Recession-oriented layoffs struck the industry hard in the late 2000s, and despite (or because of) his 30-plus years at Kawasaki, Bigelow was let go in the restructuring. It took him a while to come to terms with it. Still, the museum thing didn’t die with his departure.
“Dave Dora,” Bigelow remembered, “another executive who was about to retire, was a history buff, and he took the reins. He kept pushing the idea, got some budget, and actually got the go-ahead to get the room built. Problem was, no one there had any clue what bikes they had or where things were. I began hearing from employees, asking for help, and hearing that things were frustrating and confused. So I offered to help, to volunteer, despite the sting of being let go. I mean, I’d worked for 30 years to allow something like [the museum] to happen, and I didn’t want to let it die or be done poorly.
“And so,” Bigelow added, “with a group of volunteers and some employees, we got things moving, with the room finally opening up in 2011. We had a VIP/press day early on, and everyone there seemed to enjoy the bikes and displays. Slowly but surely over the last few years, we’ve cycled bikes through and added new stuff when it became available. We’ve also taken in loads of trinkets and historical stuff from longtime employees, all of whom seem really interested and proud of the room and what it stands for—especially since 2016 is the 50th anniversary of Kawasaki in America. And that is a story in itself!”

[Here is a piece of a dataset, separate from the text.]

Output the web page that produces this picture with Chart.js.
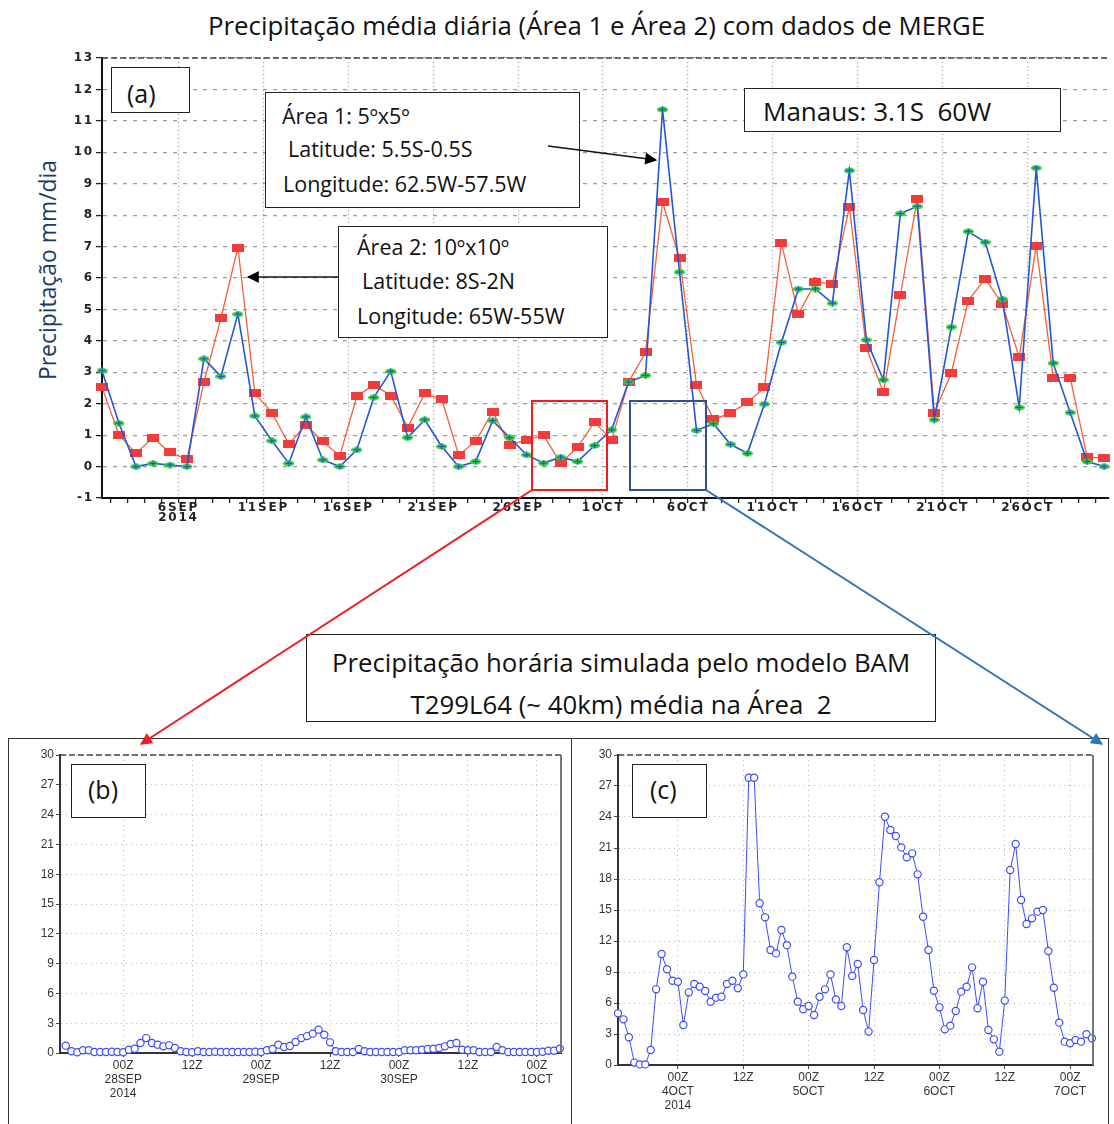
<!DOCTYPE html>
<html>
<head>
<meta charset="utf-8">
<script src="https://cdn.jsdelivr.net/npm/chart.js@4.4.1/dist/chart.umd.min.js"></script>
<style>
body { margin: 0; background: #fff; overflow: hidden; width: 1114px; height: 1124px; position: relative; font-family: 'Open Sans', sans-serif; color: #111; }
canvas { position: absolute; }
.box { position: absolute; border: 1.5px solid #222; background: #fff; box-sizing: border-box; }
.txt { position: absolute; white-space: nowrap; line-height: 1; }
.panel { position: absolute; border: 1.5px solid #333; box-sizing: border-box; }
</style>
</head>
<body>

<div class="txt" style="left:208px;top:13px;font-size:25.8px;">Precipitação média diária (Área 1 e Área 2) com dados de MERGE</div>
<div class="txt" style="left:48px;top:270px;font-size:22.9px;color:#203864;transform:translate(-50%,-50%) rotate(-90deg);">Precipitação mm/dia</div>

<canvas id="chartA" width="1114" height="540" style="left:0;top:0"></canvas>

<div class="panel" style="left:8px;top:738px;width:564px;height:400px"></div>
<div class="panel" style="left:571px;top:738px;width:538px;height:400px"></div>
<canvas id="chartB" width="563" height="386" style="left:8px;top:738px"></canvas>
<canvas id="chartC" width="537" height="386" style="left:571px;top:738px"></canvas>

<div class="box" style="left:111px;top:67px;width:79px;height:46px"></div>
<div class="txt" style="left:127px;top:81px;font-size:25px">(a)</div>

<div class="box" style="left:265px;top:92px;width:315px;height:116px"></div>
<div class="txt" style="left:282px;top:105px;font-size:21.5px">Área 1: 5ºx5º</div>
<div class="txt" style="left:288px;top:138px;font-size:21.5px">Latitude: 5.5S-0.5S</div>
<div class="txt" style="left:283px;top:173px;font-size:21.5px">Longitude: 62.5W-57.5W</div>

<div class="box" style="left:338px;top:226px;width:270px;height:112px"></div>
<div class="txt" style="left:357px;top:236px;font-size:21.5px">Área 2: 10ºx10º</div>
<div class="txt" style="left:362px;top:270px;font-size:21.5px">Latitude: 8S-2N</div>
<div class="txt" style="left:357px;top:305px;font-size:21.5px">Longitude: 65W-55W</div>

<div class="box" style="left:744px;top:88px;width:317px;height:44px"></div>
<div class="txt" style="left:763px;top:98px;font-size:26px">Manaus: 3.1S&nbsp; 60W</div>

<div class="box" style="left:306px;top:634px;width:630px;height:88px"></div>
<div class="txt" style="left:306px;width:630px;text-align:center;top:650px;font-size:25.8px">Precipitação horária simulada pelo modelo BAM</div>
<div class="txt" style="left:306px;width:630px;text-align:center;top:692px;font-size:25.8px">T299L64 (~ 40km) média na Área&nbsp; 2</div>

<div class="box" style="left:71px;top:764px;width:75px;height:54px"></div>
<div class="txt" style="left:88px;top:777px;font-size:25px">(b)</div>
<div class="box" style="left:632px;top:764px;width:75px;height:54px"></div>
<div class="txt" style="left:650px;top:777px;font-size:25px">(c)</div>

<svg width="1114" height="1124" style="position:absolute;left:0;top:0;pointer-events:none">
  <defs>
    <marker id="hRed" viewBox="0 0 10 10" refX="9" refY="5" markerWidth="14" markerHeight="12" orient="auto" markerUnits="userSpaceOnUse">
      <path d="M0,0 L10,5 L0,10 z" fill="#ee1c25"/>
    </marker>
    <marker id="hBlue" viewBox="0 0 10 10" refX="9" refY="5" markerWidth="14" markerHeight="12" orient="auto" markerUnits="userSpaceOnUse">
      <path d="M0,0 L10,5 L0,10 z" fill="#2e75b6"/>
    </marker>
    <marker id="hBig" viewBox="0 0 10 10" refX="9" refY="5" markerWidth="14" markerHeight="12" orient="auto" markerUnits="userSpaceOnUse">
      <path d="M0,0 L10,5 L0,10 z" fill="#000"/>
    </marker>
  </defs>
  <rect x="532" y="401" width="75" height="89" fill="none" stroke="#ee1c25" stroke-width="2"/>
  <rect x="630" y="401" width="76" height="89" fill="none" stroke="#2f528f" stroke-width="2"/>
  <line x1="532" y1="490" x2="141" y2="744" stroke="#ee1c25" stroke-width="2" marker-end="url(#hRed)"/>
  <line x1="706" y1="490" x2="1102" y2="744" stroke="#2e75b6" stroke-width="2" marker-end="url(#hBlue)"/>
  <line x1="548" y1="146" x2="656" y2="160" stroke="#111" stroke-width="1.3" marker-end="url(#hBig)"/>
  <line x1="338" y1="277" x2="248" y2="277" stroke="#111" stroke-width="1.3" marker-end="url(#hBig)"/>
</svg>

<script>
// (a) daily mean precipitation, MERGE, 1SEP 12Z .. 30OCT 12Z (mm/dia)
const area1 = [3.05, 1.38, 0.0, 0.1, 0.05, 0.0, 3.43, 2.87, 4.85, 1.61,
  0.82, 0.1, 1.58, 0.21, 0.0, 0.53, 2.2, 3.03, 0.92, 1.49,
  0.64, 0.0, 0.16, 1.46, 0.92, 0.37, 0.11, 0.30, 0.16, 0.67,
  1.17, 2.69, 2.90, 11.36, 6.19, 1.15, 1.36, 0.71, 0.42, 1.99,
  3.95, 5.65, 5.65, 5.2, 9.42, 4.03, 2.76, 8.05, 8.28, 1.49,
  4.44, 7.48, 7.14, 5.33, 1.88, 9.50, 3.29, 1.72, 0.16, 0.0];
const area2 = [2.52, 1.01, 0.42, 0.92, 0.45, 0.23, 2.68, 4.72, 6.97, 2.33,
  1.72, 0.71, 1.33, 0.80, 0.34, 2.23, 2.60, 2.26, 1.24, 2.33,
  2.14, 0.37, 0.80, 1.75, 0.69, 0.85, 0.99, 0.11, 0.62, 1.41,
  0.85, 2.69, 3.63, 8.42, 6.63, 2.60, 1.51, 1.70, 2.04, 2.52,
  7.11, 4.85, 5.86, 5.82, 8.25, 3.77, 2.36, 5.45, 8.52, 1.72,
  2.97, 5.28, 5.98, 5.17, 3.48, 7.03, 2.83, 2.83, 0.30, 0.27];
const aFirstDay = 0.5;   // days after 1SEP 00Z
const aTickDays = [5, 10, 15, 20, 25, 30, 35, 40, 45, 50, 55];
const aTickLabels = [['6SEP', '2014'], '11SEP', '16SEP', '21SEP', '26SEP', '1OCT', '6OCT', '11OCT', '16OCT', '21OCT', '26OCT'];

// (b) hourly BAM, Área 2, from 27SEP 14Z (hours after 28SEP 00Z)
const bFirstHour = -10;
const bPrecip = [0.74, 0.17, 0.07, 0.27, 0.27, 0.1, 0.1, 0.1, 0.13, 0.1,
  0.07, 0.33, 0.44, 1.0, 1.5, 1.0, 0.84, 0.67, 0.77, 0.5,
  0.17, 0.1, 0.07, 0.17, 0.1, 0.1, 0.13, 0.1, 0.1, 0.1,
  0.1, 0.1, 0.1, 0.13, 0.1, 0.27, 0.4, 0.84, 0.6, 0.7,
  1.1, 1.5, 1.7, 1.95, 2.35, 1.84, 1.07, 0.17, 0.1, 0.1,
  0.1, 0.4, 0.17, 0.1, 0.1, 0.1, 0.1, 0.1, 0.1, 0.27,
  0.27, 0.27, 0.33, 0.4, 0.44, 0.5, 0.67, 0.9, 1.0, 0.33,
  0.27, 0.27, 0.1, 0.1, 0.1, 0.6, 0.27, 0.1, 0.1, 0.1,
  0.1, 0.1, 0.1, 0.13, 0.23, 0.23, 0.44];
const bTickHours = [0, 12, 24, 36, 48, 60, 72];
const bTickLabels = [['00Z', '28SEP', '2014'], '12Z', ['00Z', '29SEP'], '12Z', ['00Z', '30SEP'], '12Z', ['00Z', '1OCT']];

// (c) hourly BAM, Área 2, from 3OCT 13Z (hours after 4OCT 00Z)
const cFirstHour = -11;
const cPrecip = [5.0, 4.42, 2.68, 0.23, 0.06, 0.06, 1.45, 7.32, 10.74, 9.26,
  8.16, 8.06, 3.87, 7.03, 7.84, 7.58, 7.16, 6.13, 6.52, 6.61,
  7.84, 8.16, 7.42, 8.77, 27.8, 27.8, 15.65, 14.29, 11.13, 10.8,
  13.06, 11.6, 8.55, 6.13, 5.39, 5.71, 4.84, 6.61, 7.32, 8.77,
  6.35, 5.71, 11.4, 8.61, 9.77, 5.32, 3.23, 10.16, 17.68, 24.03,
  22.74, 22.16, 21.06, 20.1, 20.48, 18.45, 14.35, 11.13, 7.19, 5.58,
  3.45, 3.81, 5.23, 7.1, 7.58, 9.45, 5.48, 8.06, 3.39, 2.48,
  1.29, 6.23, 18.87, 21.39, 15.97, 13.65, 14.19, 14.84, 15.0, 11.03,
  7.48, 4.1, 2.26, 2.1, 2.42, 2.26, 2.97, 2.58];
const cTickHours = [0, 12, 24, 36, 48, 60, 72];
const cTickLabels = [['00Z', '4OCT', '2014'], '12Z', ['00Z', '5OCT'], '12Z', ['00Z', '6OCT'], '12Z', ['00Z', '7OCT']];

const hourTicks = [0, 3, 6, 9, 12, 15, 18, 21, 24, 27, 30];

// plot frame: dashed top and optional right edge
const frame = {
  id: 'frame',
  afterDraw(chart, args, opts) {
    const { ctx, chartArea: a } = chart;
    ctx.save();
    ctx.strokeStyle = '#444';
    ctx.lineWidth = 1.5;
    ctx.setLineDash([6, 3]);
    ctx.beginPath(); ctx.moveTo(a.left, a.top); ctx.lineTo(a.right, a.top); ctx.stroke();
    if (opts.right) {
      ctx.setLineDash([]);
      ctx.strokeStyle = '#777';
      ctx.lineWidth = 2;
      ctx.beginPath(); ctx.moveTo(a.right, a.top); ctx.lineTo(a.right, a.bottom); ctx.stroke();
    }
    ctx.restore();
  }
};

// GrADS style labels are widely spaced
const spacing = {
  id: 'spacing',
  beforeDraw(chart) { chart.ctx.letterSpacing = '1.8px'; },
  afterDraw(chart) { chart.ctx.letterSpacing = '0px'; }
};

function redMark() {
  const c = document.createElement('canvas');
  c.width = 12; c.height = 8;
  const g = c.getContext('2d');
  g.fillStyle = '#f23b3b';
  g.fillRect(0, 0, 12, 8);
  return c;
}

function greenMark() {
  const c = document.createElement('canvas');
  c.width = 11; c.height = 7;
  const g = c.getContext('2d');
  g.fillStyle = '#2fcf3a';
  g.beginPath(); g.ellipse(5.5, 3.5, 5.5, 3, 0, 0, Math.PI * 2); g.fill();
  g.strokeStyle = '#1f4fd0'; g.lineWidth = 1.2;
  g.beginPath(); g.moveTo(5.5, 0.5); g.lineTo(5.5, 6.5); g.moveTo(2, 3.5); g.lineTo(9, 3.5); g.stroke();
  return c;
}

function renderDaily() {
  const gradsFont = { family: 'DejaVu Sans', size: 12, weight: 'bold', lineHeight: 0.8 };
  new Chart(document.getElementById('chartA'), {
    type: 'line',
    data: {
      datasets: [{
        label: 'Área 1',
        data: area1.map((v, i) => ({ x: aFirstDay + i, y: v })),
        borderColor: '#2456d3',
        borderWidth: 1.6,
        pointStyle: greenMark(),
        pointRadius: 4,
        clip: false,
        tension: 0
      }, {
        label: 'Área 2',
        data: area2.map((v, i) => ({ x: aFirstDay + i, y: v })),
        borderColor: '#f4603c',
        borderWidth: 1.3,
        pointStyle: redMark(),
        pointRadius: 4,
        clip: false,
        tension: 0
      }]
    },
    options: {
      responsive: false,
      animation: false,
      events: [],
      layout: { padding: { top: 58, right: 0, left: 0, bottom: 0 } },
      plugins: { legend: { display: false }, tooltip: { enabled: false }, frame: {} },
      scales: {
        x: {
          type: 'linear',
          min: 0.5,
          max: 59.75,
          afterFit: s => { s.height = 42; },
          afterBuildTicks: s => {
            const t = [];
            for (let d = 1; d <= 59; d++) t.push({ value: d });
            s.ticks = t;
          },
          ticks: {
            autoSkip: false,
            maxRotation: 0,
            padding: 0,
            color: '#222',
            font: gradsFont,
            callback: v => {
              const k = aTickDays.indexOf(v);
              return k >= 0 ? aTickLabels[k] : '';
            }
          },
          grid: {
            color: c => (c.tick && aTickDays.includes(c.tick.value)) ? '#9a9a9a' : 'rgba(0,0,0,0)',
            lineWidth: 1.2,
            tickLength: 5,
            tickColor: '#222',
            tickWidth: 1.3
          },
          border: { display: true, color: '#111', width: 2, dash: [1, 3] }
        },
        y: {
          min: -1,
          max: 13,
          afterFit: s => { s.width = 102; },
          ticks: { stepSize: 1, padding: 2, color: '#222', font: gradsFont },
          grid: { color: '#9a9a9a', lineWidth: 1.2, tickLength: 6, tickColor: '#222', tickWidth: 1.3 },
          border: { display: true, color: '#111', width: 2, dash: [4, 6] }
        }
      }
    },
    plugins: [spacing, frame]
  });
}

function renderHourly(id, first, values, tickHours, tickLabels, yWidth, xHeight, rightPad) {
  const lab = { family: "'Liberation Sans Narrow', 'Liberation Sans', sans-serif", size: 12, lineHeight: 1.2 };
  new Chart(document.getElementById(id), {
    type: 'line',
    data: {
      datasets: [{
        data: values.map((v, i) => ({ x: first + i, y: v })),
        borderColor: '#3d4cf5',
        borderWidth: 1,
        pointStyle: 'circle',
        pointRadius: 3.6,
        pointBorderWidth: 1.2,
        pointBackgroundColor: '#fff',
        pointBorderColor: '#3d4cf5',
        clip: false,
        tension: 0
      }]
    },
    options: {
      responsive: false,
      animation: false,
      events: [],
      layout: { padding: { top: 17, right: rightPad, left: 0, bottom: 0 } },
      plugins: { legend: { display: false }, tooltip: { enabled: false }, frame: { right: true } },
      scales: {
        x: {
          type: 'linear',
          min: first - (id === 'chartB' ? 1 : 0),
          max: 76.2,
          afterFit: s => { s.height = xHeight; },
          afterBuildTicks: s => { s.ticks = tickHours.map(h => ({ value: h })); },
          ticks: {
            autoSkip: false,
            maxRotation: 0,
            padding: 1,
            color: '#333',
            font: lab,
            callback: (v, i) => tickLabels[i]
          },
          grid: { color: '#b5b5b5', lineWidth: 1, tickLength: 4, tickColor: '#444' },
          border: { display: true, color: '#333', width: 2, dash: [1, 4] }
        },
        y: {
          min: 0,
          max: 30,
          afterFit: s => { s.width = yWidth; },
          afterBuildTicks: s => { s.ticks = hourTicks.map(v => ({ value: v })); },
          ticks: { padding: 2, color: '#333', font: lab },
          grid: { color: '#b5b5b5', lineWidth: 1, tickLength: 4, tickColor: '#444' },
          border: { display: true, color: '#333', width: 2, dash: [1, 4] }
        }
      }
    },
    plugins: [frame]
  });
}

function init() {
  renderDaily();
  renderHourly('chartB', bFirstHour, bPrecip, bTickHours, bTickLabels, 52, 71, 10);
  renderHourly('chartC', cFirstHour, cPrecip, cTickHours, cTickLabels, 47, 59, 15);
}

document.addEventListener('DOMContentLoaded', init);
</script>
</body>
</html>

Although the room isn’t that large, there is a lot there, including one of the very first Jet Skis (hand-laid fiberglass body), several championship motocrossers, streetbike icons, such as that unridden and totally original Z1, to the very first—VIN 001—KZ900 LTD from 1976 (which makes it Japan’s first cruiser), to the VIN 001 Ninja 900 from 1984. The KMC Heritage Hall is open every day to the public free of charge and easily worth a visit if you’re in Southern California.
If you go, and you should, give that KR500 a close look. After all, it contains some of the earliest roots of the Heritage Hall. And if you happen to see Norm Bigelow (he works there a day or two a week nowadays), say hello. And shake his hand. Because without him, Kawasaski’s Green Room wouldn’t exist.
Kawasaki is in the process of moving its Southern California headquarters, with the new facility expected to open near the end of June 2016.